[Start of Data excerpt]

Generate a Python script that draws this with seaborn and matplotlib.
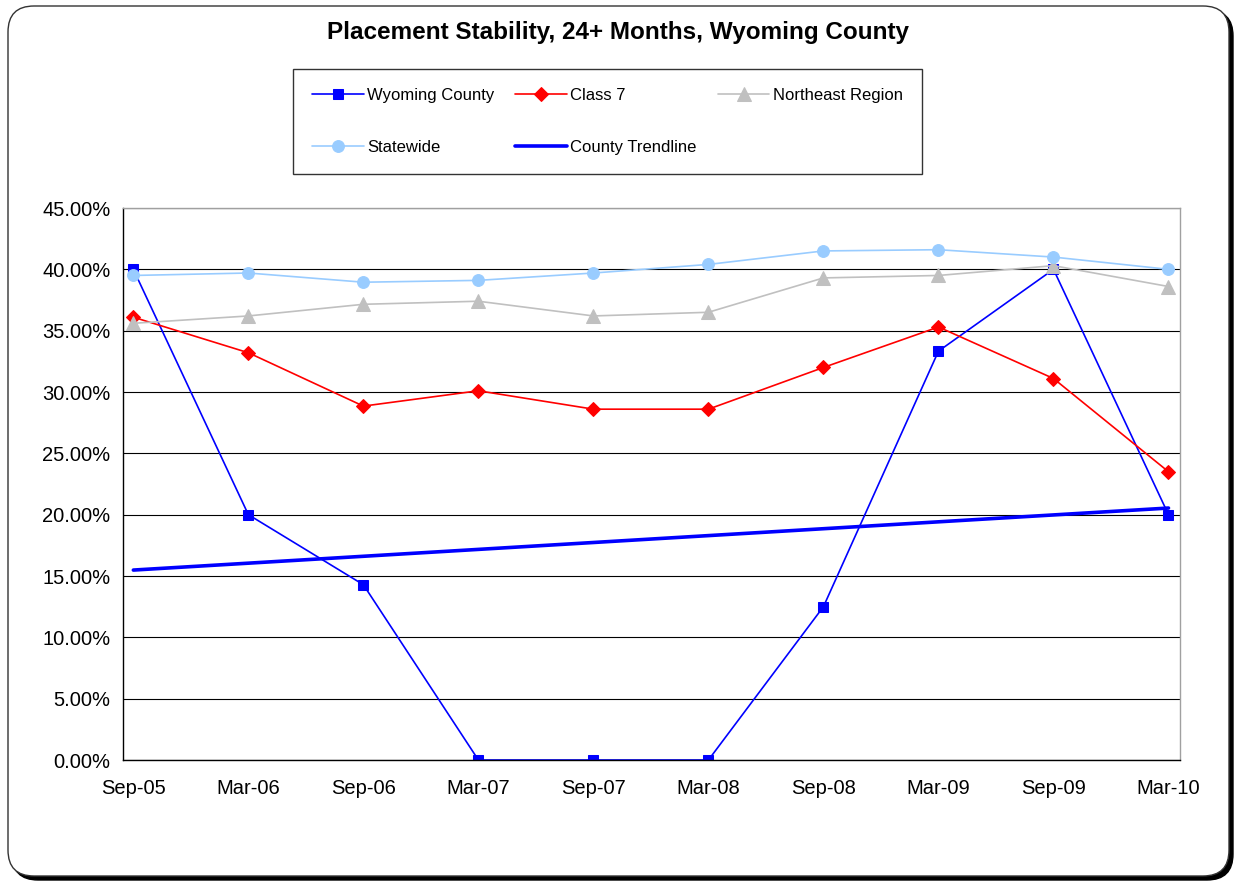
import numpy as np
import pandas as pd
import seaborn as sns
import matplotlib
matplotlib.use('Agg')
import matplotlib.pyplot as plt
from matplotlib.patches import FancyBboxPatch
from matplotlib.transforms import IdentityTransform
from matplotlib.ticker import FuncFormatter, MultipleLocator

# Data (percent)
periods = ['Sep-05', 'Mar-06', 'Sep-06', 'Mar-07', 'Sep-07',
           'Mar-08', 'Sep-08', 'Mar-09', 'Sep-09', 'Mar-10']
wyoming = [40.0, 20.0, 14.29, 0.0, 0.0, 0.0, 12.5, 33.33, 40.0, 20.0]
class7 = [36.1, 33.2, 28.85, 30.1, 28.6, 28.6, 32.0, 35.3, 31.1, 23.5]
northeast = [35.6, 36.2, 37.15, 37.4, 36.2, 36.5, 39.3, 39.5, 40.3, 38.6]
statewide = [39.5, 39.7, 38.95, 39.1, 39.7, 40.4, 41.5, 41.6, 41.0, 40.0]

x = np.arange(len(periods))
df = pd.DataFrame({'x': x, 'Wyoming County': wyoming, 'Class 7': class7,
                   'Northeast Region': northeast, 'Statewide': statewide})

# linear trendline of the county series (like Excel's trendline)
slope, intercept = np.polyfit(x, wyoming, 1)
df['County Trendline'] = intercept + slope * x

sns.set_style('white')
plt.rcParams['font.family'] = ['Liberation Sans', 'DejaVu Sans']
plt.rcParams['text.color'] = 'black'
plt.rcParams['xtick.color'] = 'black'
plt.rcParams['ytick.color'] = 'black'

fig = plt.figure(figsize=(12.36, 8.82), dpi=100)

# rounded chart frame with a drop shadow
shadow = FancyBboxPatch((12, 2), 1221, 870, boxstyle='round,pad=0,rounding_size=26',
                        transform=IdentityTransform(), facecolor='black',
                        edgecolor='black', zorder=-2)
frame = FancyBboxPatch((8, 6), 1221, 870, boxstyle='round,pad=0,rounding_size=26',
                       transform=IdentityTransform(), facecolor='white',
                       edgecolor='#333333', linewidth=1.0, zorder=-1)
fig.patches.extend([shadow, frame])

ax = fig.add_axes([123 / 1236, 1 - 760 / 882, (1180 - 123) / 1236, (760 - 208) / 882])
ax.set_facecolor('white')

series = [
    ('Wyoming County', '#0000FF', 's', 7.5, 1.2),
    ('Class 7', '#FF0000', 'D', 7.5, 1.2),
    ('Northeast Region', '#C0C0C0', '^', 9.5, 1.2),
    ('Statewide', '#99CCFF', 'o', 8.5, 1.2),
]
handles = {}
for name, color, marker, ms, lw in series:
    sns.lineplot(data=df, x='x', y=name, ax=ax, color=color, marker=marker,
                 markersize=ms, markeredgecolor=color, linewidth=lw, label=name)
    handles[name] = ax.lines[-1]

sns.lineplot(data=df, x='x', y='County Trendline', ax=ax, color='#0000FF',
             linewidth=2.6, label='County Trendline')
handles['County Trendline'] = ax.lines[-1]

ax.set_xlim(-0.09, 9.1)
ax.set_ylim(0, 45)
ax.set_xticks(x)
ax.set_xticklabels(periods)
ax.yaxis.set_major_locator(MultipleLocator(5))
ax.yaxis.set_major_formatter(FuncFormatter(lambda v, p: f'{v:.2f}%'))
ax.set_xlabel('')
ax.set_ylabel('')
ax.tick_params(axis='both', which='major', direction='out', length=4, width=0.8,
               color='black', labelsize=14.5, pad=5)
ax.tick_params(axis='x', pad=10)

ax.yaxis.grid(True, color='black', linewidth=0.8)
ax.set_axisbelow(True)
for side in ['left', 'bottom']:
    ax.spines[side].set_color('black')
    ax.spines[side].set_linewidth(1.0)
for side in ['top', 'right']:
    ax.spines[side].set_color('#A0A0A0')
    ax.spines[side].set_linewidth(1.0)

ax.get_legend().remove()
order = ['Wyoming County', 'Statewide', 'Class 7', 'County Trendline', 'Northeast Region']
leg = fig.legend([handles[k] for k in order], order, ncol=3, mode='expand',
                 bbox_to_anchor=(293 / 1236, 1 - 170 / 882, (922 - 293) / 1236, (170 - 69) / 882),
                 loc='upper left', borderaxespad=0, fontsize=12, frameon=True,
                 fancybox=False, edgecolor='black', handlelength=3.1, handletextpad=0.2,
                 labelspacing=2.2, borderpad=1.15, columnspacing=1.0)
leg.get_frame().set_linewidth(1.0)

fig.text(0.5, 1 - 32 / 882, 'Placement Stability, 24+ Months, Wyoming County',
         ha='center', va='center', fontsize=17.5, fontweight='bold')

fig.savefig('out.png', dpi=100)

[End of Data excerpt]

Without the pictures, please reproduce each line of the listing above exactly, from the first one through the line bearing "from matplotlib.ticker import".

Generate a Python script that draws this with seaborn and matplotlib.
import numpy as np
import pandas as pd
import seaborn as sns
import matplotlib
matplotlib.use('Agg')
import matplotlib.pyplot as plt
from matplotlib.patches import FancyBboxPatch
from matplotlib.transforms import IdentityTransform
from matplotlib.ticker import FuncFormatter, MultipleLocator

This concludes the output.